Amnesty International a recueilli des éléments attestant de l’homicide de deux prisonniers le 22 juillet. Tous deux étaient détenus par des combattants séparatistes dans le centre de détention de la police dont ils avaient pris le contrôle à Severodonetsk, dans la région de Louhansk.

Un homme d’affaires de Severodonetsk, détenu au même endroit en raison de ses liens présumés avec le parti de l’Union panukrainienne, a raconté à Amnesty International :

« À 4h30 du matin, un combattant nous a réveillés en criant " Debout ! Evacuation ! ” Ils ont ouvert trois ou quatre cellules et dans chacune d’elles, j’ai entendu tirer entre six et huit coups de feu. C’était la roulette russe : certains ont été abattus, certains libérés, d’autres emmenés. »

« Amnesty International n’a pas recueilli ni eu connaissance d’éléments prouvant l’existence de massacres ni de charniers. Ce que nous avons constaté, ce sont des faits isolés, des exécutions sommaires qui, dans certains cas, constituent des crimes de guerre. Ces atteintes aux droits humains doivent cesser. Tous les cas suspects doivent faire l’objet d’enquêtes efficaces et les responsables, dans les deux camps, doivent être poursuivis », a déclaré John Dalhuisen.

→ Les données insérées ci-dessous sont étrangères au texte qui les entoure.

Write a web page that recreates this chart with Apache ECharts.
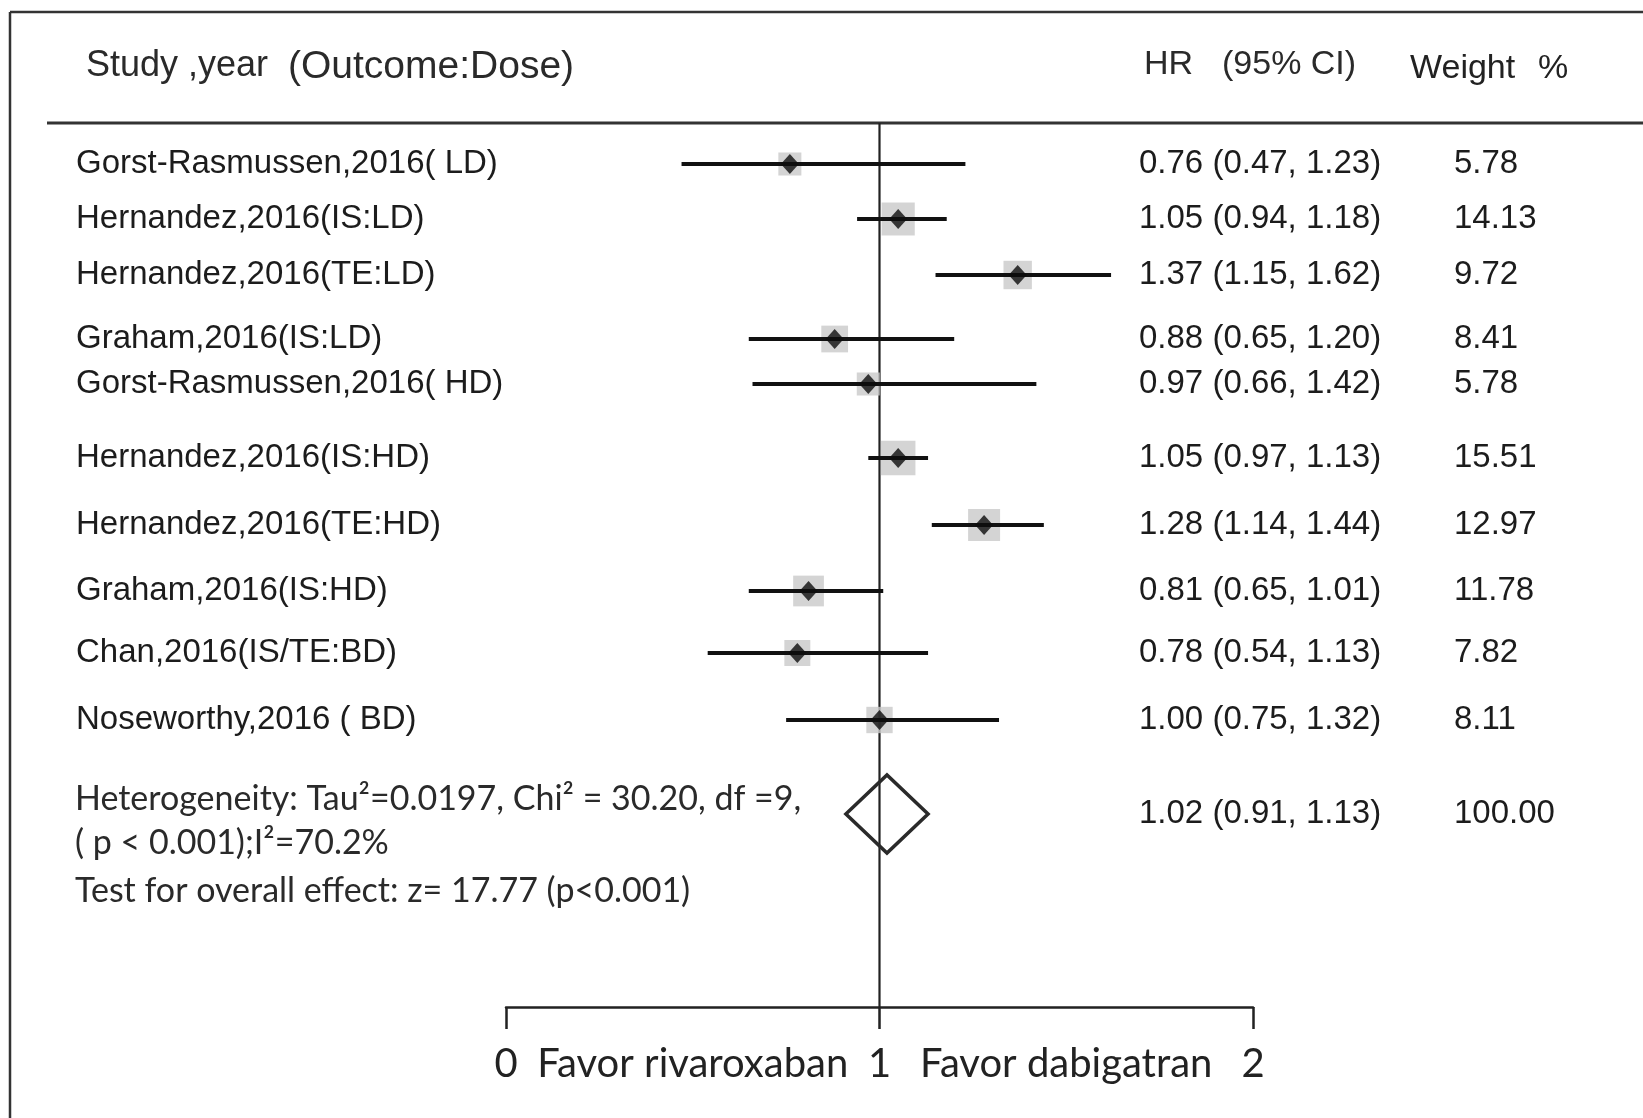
<!DOCTYPE html>
<html>
<head>
<meta charset="utf-8">
<script src="https://cdn.jsdelivr.net/npm/echarts@6/dist/echarts.min.js"></script>
<style>
  html, body { margin: 0; padding: 0; background: #ffffff; }
  #chart { width: 1643px; height: 1118px; }
</style>
</head>
<body>
<div id="chart"></div>
<script>
// Individual studies: hazard ratio, 95% CI and weight (%)
const studies = [
  'Gorst-Rasmussen,2016( LD)',
  'Hernandez,2016(IS:LD)',
  'Hernandez,2016(TE:LD)',
  'Graham,2016(IS:LD)',
  'Gorst-Rasmussen,2016( HD)',
  'Hernandez,2016(IS:HD)',
  'Hernandez,2016(TE:HD)',
  'Graham,2016(IS:HD)',
  'Chan,2016(IS/TE:BD)',
  'Noseworthy,2016 ( BD)'
];
const hr     = [0.76, 1.05, 1.37, 0.88, 0.97, 1.05, 1.28, 0.81, 0.78, 1.00];
const ciLow  = [0.47, 0.94, 1.15, 0.65, 0.66, 0.97, 1.14, 0.65, 0.54, 0.75];
const ciHigh = [1.23, 1.18, 1.62, 1.20, 1.42, 1.13, 1.44, 1.01, 1.13, 1.32];
const weights = [5.78, 14.13, 9.72, 8.41, 5.78, 15.51, 12.97, 11.78, 7.82, 8.11];

// Pooled estimate: HR, lower, upper
const pooled = [1.02, 0.91, 1.13];
const pooledWeight = 100.00;

const axisTicks = [0, 1, 2];
const sideLabels = ['Favor rivaroxaban', 'Favor dabigatran'];
const heterogeneity = [
  'Heterogeneity: Tau\u00B2=0.0197, Chi\u00B2 = 30.20, df =9,',
  '( p < 0.001);I\u00B2=70.2%',
  'Test for overall effect: z= 17.77 (p<0.001)'
];

// Layout: vertical centre of each row (px from the top of the plot area)
const rowY = [164, 219, 275, 339, 384, 458, 525, 591, 653, 720];
const summaryY = 814;
const hetY = [799, 843, 891];
const plotTop = 123;       // header rule
const axisY = 1007;        // x axis line

const ARIAL = '"Liberation Sans", Arial, sans-serif';
const CALIBRI = 'Lato, "Open Sans", sans-serif';
const INK = '#1c1c1c';

function textEl(x, y, text, size, family, color, align) {
  return {
    type: 'text', x: x, y: y, silent: true,
    style: {
      text: text, fontSize: size, fontFamily: family, fill: color || INK,
      align: align || 'left', textAlign: align || 'left',
      verticalAlign: 'middle', textVerticalAlign: 'middle'
    }
  };
}

const chart = echarts.init(document.getElementById('chart'), null, { renderer: 'canvas' });

const fmt = v => v.toFixed(2);

const option = {
  backgroundColor: '#ffffff',
  animation: false,
  grid: { left: 506, right: 390, top: 0, height: axisY },
  xAxis: {
    type: 'value', min: 0, max: 2, interval: 1, position: 'bottom',
    axisLine: { show: true, onZero: false, lineStyle: { color: '#222', width: 2.5 } },
    axisTick: { show: true, length: 22, lineStyle: { color: '#222', width: 2.5 } },
    axisLabel: {
      show: true, margin: 37, fontSize: 40, fontFamily: CALIBRI, color: '#222',
      formatter: v => axisTicks.indexOf(v) >= 0 ? String(v) : ''
    },
    splitLine: { show: false }
  },
  yAxis: { type: 'value', min: 0, max: axisY, inverse: true, show: false },
  graphic: [
    // frame
    { type: 'line', silent: true, shape: { x1: 10, y1: 12, x2: 1643, y2: 12 }, style: { stroke: '#333', lineWidth: 2.5 } },
    { type: 'line', silent: true, shape: { x1: 10, y1: 12, x2: 10, y2: 1118 }, style: { stroke: '#333', lineWidth: 2.5 } },
    // header rule
    { type: 'line', silent: true, shape: { x1: 47, y1: plotTop, x2: 1643, y2: plotTop }, style: { stroke: '#333', lineWidth: 3 } },
    // header
    textEl(86, 66, 'Study ,year', 36, ARIAL, '#2a2a2a'),
    textEl(288, 67, '(Outcome:Dose)', 39, ARIAL, '#2a2a2a'),
    textEl(1144, 65, 'HR', 34, ARIAL, '#2a2a2a'),
    textEl(1222, 65, '(95% CI)', 34, ARIAL, '#2a2a2a'),
    textEl(1410, 69, 'Weight', 34, ARIAL, '#222'),
    textEl(1538, 69, '%', 34, ARIAL, '#222')
  ].concat(heterogeneity.map((t, i) => textEl(75, hetY[i], t, 34, CALIBRI, '#2a2a2a'))),
  series: [
    // line of no effect
    {
      type: 'custom', z: 1, clip: false, silent: true,
      data: [[1]],
      renderItem: (params, api) => {
        const top = api.coord([api.value(0), plotTop]);
        const bot = api.coord([api.value(0), axisY]);
        return { type: 'line', shape: { x1: top[0], y1: top[1], x2: bot[0], y2: bot[1] },
                 style: { stroke: '#222', lineWidth: 2.2 } };
      }
    },
    // weight boxes
    {
      type: 'scatter', z: 2, silent: true, symbol: 'rect',
      itemStyle: { color: '#c9c9c9' },
      symbolSize: v => 5 + 7.5 * Math.sqrt(v[2]),
      data: hr.map((h, i) => [h, rowY[i], weights[i]])
    },
    // confidence intervals
    {
      type: 'custom', z: 3, clip: false, silent: true,
      data: ciLow.map((lo, i) => [lo, ciHigh[i], rowY[i]]),
      renderItem: (params, api) => {
        const a = api.coord([api.value(0), api.value(2)]);
        const b = api.coord([api.value(1), api.value(2)]);
        return { type: 'line', shape: { x1: a[0], y1: a[1], x2: b[0], y2: b[1] },
                 style: { stroke: '#111', lineWidth: 4 } };
      }
    },
    // point estimates
    {
      type: 'scatter', z: 4, silent: true, symbol: 'diamond', symbolSize: [18, 20],
      itemStyle: { color: '#0d0d0d' },
      data: hr.map((h, i) => [h, rowY[i]])
    },
    // pooled estimate diamond
    {
      type: 'custom', z: 4, clip: false, silent: true,
      data: [[pooled[0], pooled[1], pooled[2], summaryY]],
      renderItem: (params, api) => {
        const mid = api.coord([api.value(0), api.value(3)]);
        const lo = api.coord([api.value(1), api.value(3)]);
        const hi = api.coord([api.value(2), api.value(3)]);
        const h = 39;
        return { type: 'polygon',
                 shape: { points: [[lo[0], mid[1]], [mid[0], mid[1] - h], [hi[0], mid[1]], [mid[0], mid[1] + h]] },
                 style: { fill: 'none', stroke: '#2a2a2a', lineWidth: 3.5, lineJoin: 'miter' } };
      }
    },
    // study names
    {
      type: 'custom', z: 5, clip: false, silent: true,
      data: studies.map((s, i) => [0, rowY[i]]),
      renderItem: (params, api) => {
        const p = api.coord([0, api.value(1)]);
        return textEl(76, p[1], studies[params.dataIndex], 33, ARIAL, INK);
      }
    },
    // HR (95% CI) and weight columns, pooled row included
    {
      type: 'custom', z: 5, clip: false, silent: true,
      data: hr.map((h, i) => [h, ciLow[i], ciHigh[i], weights[i], rowY[i]])
              .concat([[pooled[0], pooled[1], pooled[2], pooledWeight, summaryY]]),
      renderItem: (params, api) => {
        const p = api.coord([0, api.value(4)]);
        const txt = fmt(api.value(0)) + ' (' + fmt(api.value(1)) + ', ' + fmt(api.value(2)) + ')';
        return { type: 'group', children: [
          textEl(1139, p[1], txt, 33, ARIAL, INK),
          textEl(1454, p[1], fmt(api.value(3)), 33, ARIAL, INK)
        ] };
      }
    },
    // direction labels under the axis
    {
      type: 'custom', z: 5, clip: false, silent: true,
      data: [[(axisTicks[0] + axisTicks[1]) / 2], [(axisTicks[1] + axisTicks[2]) / 2]],
      renderItem: (params, api) => {
        const p = api.coord([api.value(0), axisY]);
        return textEl(p[0], 1064, sideLabels[params.dataIndex], 40, CALIBRI, '#222', 'center');
      }
    }
  ]
};

chart.setOption(option);
</script>
</body>
</html>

Complément d’information Le conflit dans l’est de l’Ukraine a débuté lorsque les séparatistes pro-russes ont occupé des bâtiments de l’administration locale et des services de sécurité dans différentes villes des régions de Donetsk et Louhansk, en avril et mai 2014, à la suite de l’annexion de la péninsule de Crimée par la Fédération de Russie. En réaction, les autorités ukrainiennes ont lancé une « opération de lutte antiterroriste ». Le conflit s’est intensifié  lorsque les forces séparatistes ont quitté la ville de Slaviansk début juillet et les forces ukrainiennes ont commencé à regagner du territoire.

Fin août, les forces séparatistes ont lancé avec succès une contre-offensive, semble-t-il avec l’aide de l’armée russe, et ont réussi à ralentir et repousser cette avancée. L’accord de cessez-le-feu signé le 5 septembre n’a pas permis de mettre fin aux combats.